On 04/03/09 20:57, John Rice wrote:
[email protected] wrote:
The fix is to reset the HOME environment variable to /root if we
are being run with uid of 0 to avoid dbus attempting to write a
file on NFS mounted filesystem, for which it does not have
permissions.
Is this really the right way of handling this? It seems very strange
for a user running an application to end up modifying root's home
directory.
David this is just a hack, if you look at the discussion thread in
the community, its a mess and the simple answer is that apps in
Gnome using gconf at the minute are suffering a range of issues and
all having to find their own custom solutions. The Home dir is being
set jsut for the running PM process, so providing PM is working fine
and there are no other issues we should be fine.

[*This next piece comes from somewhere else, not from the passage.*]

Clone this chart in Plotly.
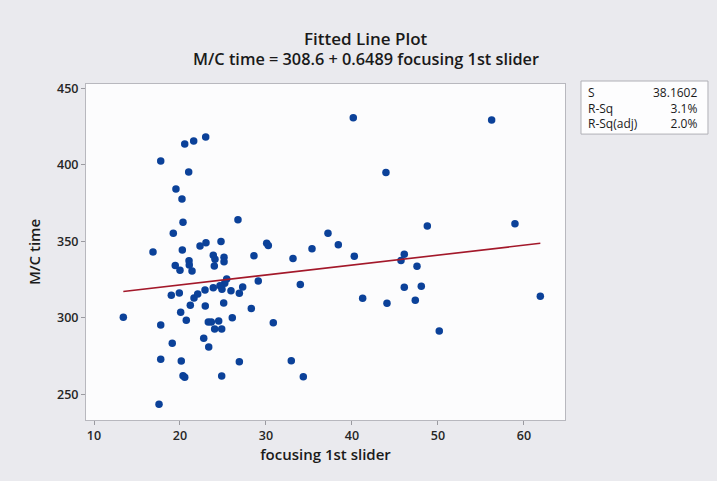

This will require
more testing to make sure it all works satisfactorily and has no
unexpected side effects.
So we can put this in, or live without the gconf support if you have
an NFS mounted Home dir :( The other suggestion of using dbus-launch
leaves zombie dbus processes hanging around so this is not a viable
solution.
What about using something in /tmp or /var/tmp (the latter, to my
disappointment, seems to be heavily used by GNOME to store lots of
things! :)
Well we could create a unique tmp dir in /tmp and set HOME to that
(/tmp/<unique_tmp_dir>) so it would be unique for that session,
perhaps better than setting the HOME to /root, at least feels less
dangerous :)
The application is running as root so using root's home directory seems
natural. The file which is created is a file in $HOME/.dbus/session-bus.